La préparation des membres des troupes spéciales en vue des Jeux est un secret d’Etat, ils n’ont pas le droit d’en parler. Mais nous avons quand même pu tirer quelques informations de certains d’entre eux. «Viktor» ne veut pas voir son vrai nom publié. Il est affecté à Sotchi depuis plusieurs semaines. Avec ses camarades, il est chargé d’empêcher que des terroristes venus du Caucase ne s’infiltrent par les cols montagneux vers la cité olympique. Viktor, le tireur d’élite, incarne le moral d’acier des Speznas: il a perdu son œil droit lors d’une escarmouche en septembre 2000 à Grozny, la capitale tchétchène; il a alors imploré son commandant de le maintenir en service, ce qui lui fut accordé. Depuis lors, Viktor s’est entraîné jour après jour au stand de tir pour recouvrer la précision de son tir. Certains jours, il tirait mille cartouches: «Quand il s’agit de régler leur compte à des terroristes, tu ne peux jamais renoncer.» Une phrase qui évoque celle de Poutine, en septembre 1999, qui jurait de pourchasser, en cas de nécessité, «les terroristes jusque dans les chiottes».

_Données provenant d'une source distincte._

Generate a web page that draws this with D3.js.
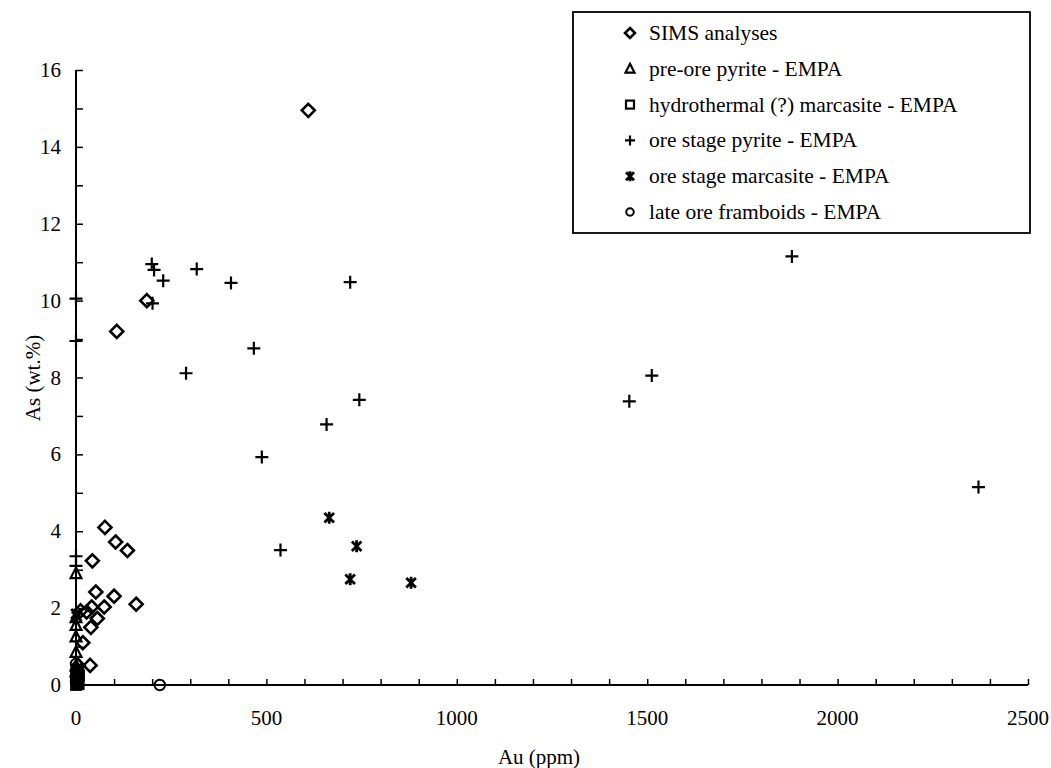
<!DOCTYPE html>
<html><head><meta charset="utf-8">
<script src="https://cdn.jsdelivr.net/npm/d3@7"></script>
<style>body{margin:0;background:#fff}svg{display:block}</style>
</head><body>
<svg id="c" width="1051" height="768"></svg>
<script>
// Data (Au ppm, As wt.%)
const simsAu = [610, 186, 107, 76, 104, 135, 43, 52, 100, 158, 41, 74, 28, 56, 39, 18, 37, 12, 6];
const simsAs = [14.95, 10.0, 9.2, 4.1, 3.72, 3.5, 3.23, 2.42, 2.31, 2.1, 2.03, 2.03, 1.9, 1.73, 1.5, 1.1, 0.51, 1.93, 0.5];
const preOreAu = [0, 0, 0, 0, 0, 0, 0];
const preOreAs = [2.9, 1.75, 1.55, 1.25, 0.85, 0.5, 0.35];
const hydroAu = [0, 3, 6, 0, 4, 8, 0, 5, 2, 7];
const hydroAs = [0, 0.05, 0.1, 0.15, 0.2, 0.25, 0.3, 0.35, 0.4, 0.02];
const orePyAu = [199, 205, 229, 317, 407, 720, 201, 467, 289, 744, 658, 1512, 1453, 537, 488, 1880, 2370, 0, 0, 0, 0];
const orePyAs = [10.95, 10.8, 10.52, 10.82, 10.46, 10.48, 9.93, 8.76, 8.11, 7.42, 6.78, 8.05, 7.38, 3.51, 5.93, 11.15, 5.15, 3.35, 3.1, 10.05, 8.95];
const oreMarcAu = [665, 737, 720, 880, 0, 2];
const oreMarcAs = [4.35, 3.61, 2.75, 2.66, 1.85, 1.78];
const framAu = [220, 0, 3, 0];
const framAs = [0, 0.55, 0.3, 0.1];
const xTicks = [0, 500, 1000, 1500, 2000, 2500];
const yTicks = [0, 2, 4, 6, 8, 10, 12, 14, 16];
const legendLabels = ["SIMS analyses", "pre-ore pyrite - EMPA", "hydrothermal (?) marcasite - EMPA", "ore stage pyrite - EMPA", "ore stage marcasite - EMPA", "late ore framboids - EMPA"];

const svg = d3.select("#c");
const font = "'Liberation Serif', 'Times New Roman', serif";
const x = d3.scaleLinear().domain([0, 2500]).range([76, 1028]);
const y = d3.scaleLinear().domain([0, 16]).range([685, 70]);

// axes
const xAxis = svg.append("g").attr("transform", "translate(0,685)")
  .call(d3.axisBottom(x).tickValues(d3.range(0, 2501, 100)).tickSize(-6).tickFormat(""));
const yAxis = svg.append("g").attr("transform", "translate(76,0)")
  .call(d3.axisLeft(y).tickValues(d3.range(0, 17, 1)).tickSize(-7).tickFormat(""));
[xAxis, yAxis].forEach(g => {
  g.select(".domain").attr("stroke", "#000").attr("stroke-width", 2);
  g.selectAll(".tick line").attr("stroke", "#000").attr("stroke-width", 1.5);
});
xAxis.select(".domain").attr("d", "M76,0H1028");
yAxis.select(".domain").attr("d", "M0,685V70");

svg.append("g").selectAll("text").data(xTicks).join("text")
  .attr("x", d => x(d)).attr("y", 725).attr("text-anchor", "middle")
  .attr("font-family", font).attr("font-size", 21).text(d => d);
svg.append("g").selectAll("text").data(yTicks).join("text")
  .attr("x", 61).attr("y", d => y(d) + 7).attr("text-anchor", "end")
  .attr("font-family", font).attr("font-size", 21).text(d => d);
svg.append("text").attr("x", 539).attr("y", 764).attr("text-anchor", "middle")
  .attr("font-family", font).attr("font-size", 21).text("Au (ppm)");
svg.append("text").attr("transform", "translate(40,378) rotate(-90)").attr("text-anchor", "middle")
  .attr("font-family", font).attr("font-size", 21).text("As (wt.%)");

// symbol drawing
function drawSym(g, type, s) {
  if (type === "diamond") {
    g.append("path").attr("d", `M0,${-s}L${s},0L0,${s}L${-s},0Z`).attr("fill", "none").attr("stroke", "#000").attr("stroke-width", 2.6);
  } else if (type === "triangle") {
    g.append("path").attr("d", `M0,${-s}L${s*0.9},${s*0.75}L${-s*0.9},${s*0.75}Z`).attr("fill", "none").attr("stroke", "#000").attr("stroke-width", 2.2);
  } else if (type === "square") {
    g.append("rect").attr("x", -s*0.8).attr("y", -s*0.8).attr("width", s*1.6).attr("height", s*1.6).attr("fill", "none").attr("stroke", "#000").attr("stroke-width", 2.2);
  } else if (type === "plus") {
    g.append("path").attr("d", `M${-s},0H${s}M0,${-s}V${s}`).attr("stroke", "#000").attr("stroke-width", 2.2);
  } else if (type === "star") {
    g.append("path").attr("d", `M${-s*0.8},${-s*0.8}L${s*0.8},${s*0.8}M${s*0.8},${-s*0.8}L${-s*0.8},${s*0.8}M0,${-s}V${s}`).attr("stroke", "#000").attr("stroke-width", 2.8);
  } else if (type === "circle") {
    g.append("circle").attr("r", s*0.75).attr("fill", "none").attr("stroke", "#000").attr("stroke-width", 2);
  }
}
const series = [
  {type: "diamond", au: simsAu, as: simsAs, s: 6.5},
  {type: "triangle", au: preOreAu, as: preOreAs, s: 6},
  {type: "square", au: hydroAu, as: hydroAs, s: 6},
  {type: "plus", au: orePyAu, as: orePyAs, s: 6.5},
  {type: "star", au: oreMarcAu, as: oreMarcAs, s: 6},
  {type: "circle", au: framAu, as: framAs, s: 7}
];
series.forEach(sr => {
  const g = svg.append("g");
  sr.au.forEach((a, i) => {
    const p = g.append("g").attr("transform", `translate(${x(a)},${y(sr.as[i])})`);
    drawSym(p, sr.type, sr.s);
  });
});

// legend
const lg = svg.append("g");
lg.append("rect").attr("x", 573).attr("y", 12).attr("width", 457).attr("height", 221)
  .attr("fill", "#fff").attr("stroke", "#000").attr("stroke-width", 1.8);
const lTypes = ["diamond", "triangle", "square", "plus", "star", "circle"];
legendLabels.forEach((t, i) => {
  const cy = 33 + i * 35.8;
  const p = lg.append("g").attr("transform", `translate(630,${cy})`);
  drawSym(p, lTypes[i], 5);
  lg.append("text").attr("x", 649).attr("y", cy + 7).attr("font-family", font).attr("font-size", 21.5).text(t);
});
</script>
</body></html>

Tirer pour tuer. Reste qu’en dépit de quelques succès la Russie n’a de loin pas remporté sa guerre contre le terrorisme. Depuis qu’en 1995 des séparatistes tchétchènes ont pris 1500 personnes en otages dans un hôpital à Boudionnovsk, dans le sud de la Russie (129 morts, 415 blessés), ils ont fait 2240 victimes supplémentaires et 5880 blessés. Peu avant la fin de l’année, le patron du FSB, Alexander Bortnikov, a annoncé le palmarès de son service: en 2013, «plus de 260 bandits ont été neutralisés», dont 42 dirigeants. «Lors de telles opérations, nous ne faisons pas de prisonniers, nous tirons pour tuer», commente un officier des Speznas.

Malgré ces ordres de marche impitoyables, la plupart des hommes des Speznas n’apprécient pas Poutine. Il leur semble trop libéral, trop mou. «Il nous faut un type comme Staline», estime Alexander Mikhaïlov, commandant de l’unité Alpha des Speznas. Dans leur majorité, les membres de ces troupes d’élite n’ont pas fait leur deuil de l’Empire soviétique. Ils haïssent l’Amérique et l’OTAN et se fichent de la démocratie comme de colin-tampon. En d’autres termes, ceux qui ont pour tâche de protéger la Russie contre les terroristes et les insurgés se trouvent en opposition avec leur Etat. De son côté, le gouvernement ne fait pas grand-chose pour s’assurer de la loyauté de sa garde prétorienne: les salaires de ces hommes s’étagent de 1000 à 2500 euros, les vétérans doivent se faire embaucher comme gardes de sécurité car leurs retraites minuscules ne leur permettent pas de vivre.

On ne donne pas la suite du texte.